Меняются времена, и меняется отношение к стилю и языку. Спустя десять лет, в ноябре 1981 года, я пытался посмотреть нашу картину в кинотеатре Повторного фильма, но так и не смог достать билет ни на один сеанс. Впрочем, я не обольщаюсь на этот счет: картина «Ты и я» была создана для определенного круга зрителей, и не вина картины, что в год ее рождения этот самый круг был либо не информирован о ее появлении, либо, если называть вещи своими именами, не был готов для восприятия подобного рода кинематографического мышления.
Однако все это было еще впереди: и несусветная радость от маленьких побед, и черные дни неудач. А пока шло время кинопроб, время мучительного для каждого режиссера выбора. В Ларисе всегда присутствовала ясность желаемого – вот это было прекрасно! Если она останавливала свой выбор на каком-то человеке, она ясно говорила это и добивалась своего. Если она испытывала колебания, она никогда не прибегала к мелкой лжи (ради возвышенных – естественно! – целей). Она никогда не утверждала в подобных случаях: «Без вас я не представляю картины» и т. п. Она ясно давала понять, что это всего лишь кинопроба, вариант прочтения роли, попытка осмысления небольшого участка кинодраматургии на уровне пробы. Так, на одну и ту же роль в картине пробовались Юрий Соломин, Георгий Тараторкин, Леонид Дьячков, Владимир Высоцкий. Высоцкому, чьи успехи к тому времени в кинематографе были достаточно скромны, роль, предложенная Ларисой, явно позволяла выйти за рамки привычной характерности. (В какой-то степени актер – раб того представления о нем, которое извлекают из его первой или удачной роли режиссеры. Так незримо и подспудно образуются штампы в понимании творческой индивидуальности актера. И только прозорливость и смелость иных режиссеров помогла нам увидеть в Юрии Никулине – лирика, в Анатолии Папанове – героя, в Людмиле Гурченко – глубокую разносторонность и т. д. Я знаю это по своему скромному опыту – после роли Бормана в «Семнадцати мгновениях весны» мне со всех сторон стали дружно предлагать играть в кино различных пытателей, главарей банд и т.п.) Кинопроба наша с Высоцким прошла удачно, мы были вдохновлены возможностью совместной работы. Однако слишком много раз – и не только по кинематографическим причинам – утомительный и нервный путь переговоров, фотопроб, кинопроб приводил Володю к неудачам. Увы, так случилось и в картине «Ты и я».

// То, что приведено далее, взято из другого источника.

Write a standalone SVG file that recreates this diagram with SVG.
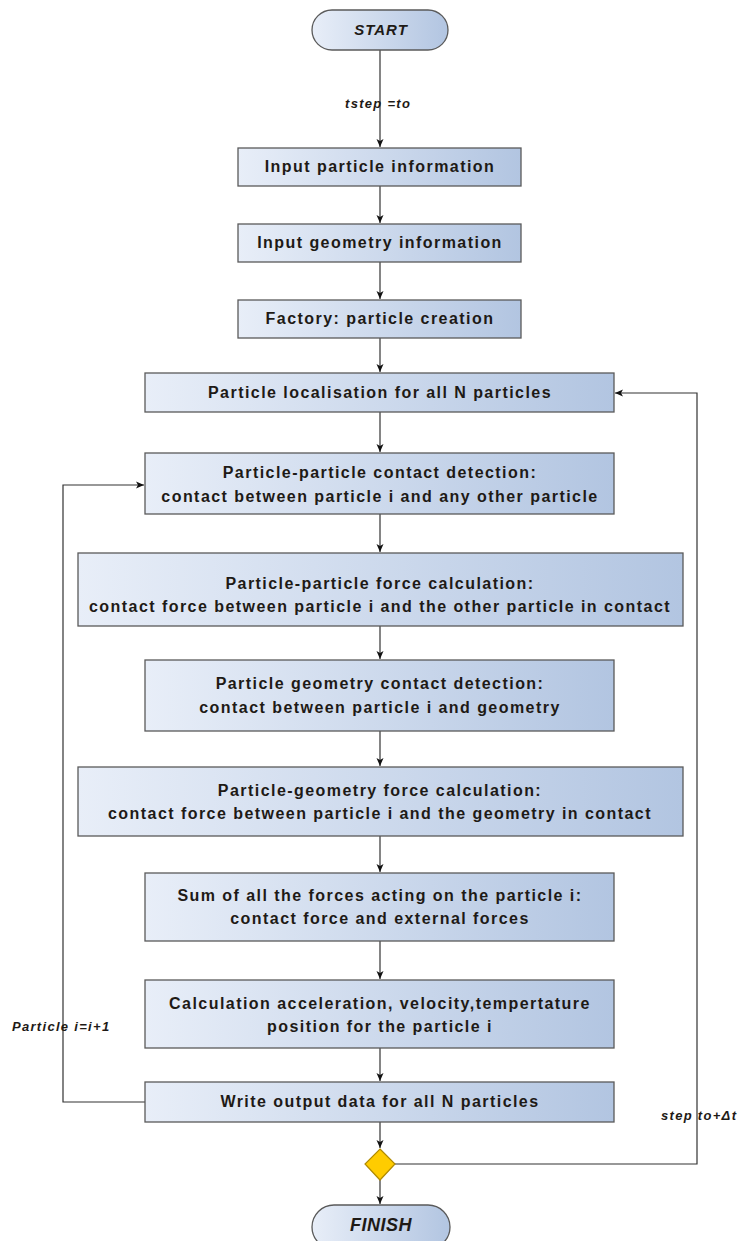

В ту первую репетицию мы работали вместе около трех часов. Я видел, что Белла, однако, не старалась понравиться, а, как бы осматриваясь в чужом доме, пыталась понять, что здесь за человек живет. Текст, роль в ее исполнении звучали совершенно непривычно, ну просто непредполагаемо. Героиня, которую она пыталась осознать, была на протяжении всего фильма моей партнершей. Я мало сомневался в актерских способностях Беллы, не раз присутствуя на ее замечательных выступлениях и наблюдая, как от ее вдохновенного чтения исходит сила, рожденная не только поэзией, но и высоким актерским творчеством. Однако я полагал, что в условиях кинопроизводства, когда лишь наработанное ремесло и твердый профессионализм способны в короткое съемочное мгновение, зажатое между двумя утомительными и абсолютно нетворческими периодами объяснений и перебранки с ассистентами, осветителями, звуковым цехом, а иной раз между двумя, месяцами вяло текущими, скандалами, – так вот, только опыт и привычка к этой атмосфере становятся тем фундаментом, стоя на котором, можно помыслить и о творчестве. Мне казалось, что для Беллы это станет непреодолимым препятствием, тем более что о существовании его она сейчас просто не догадывается.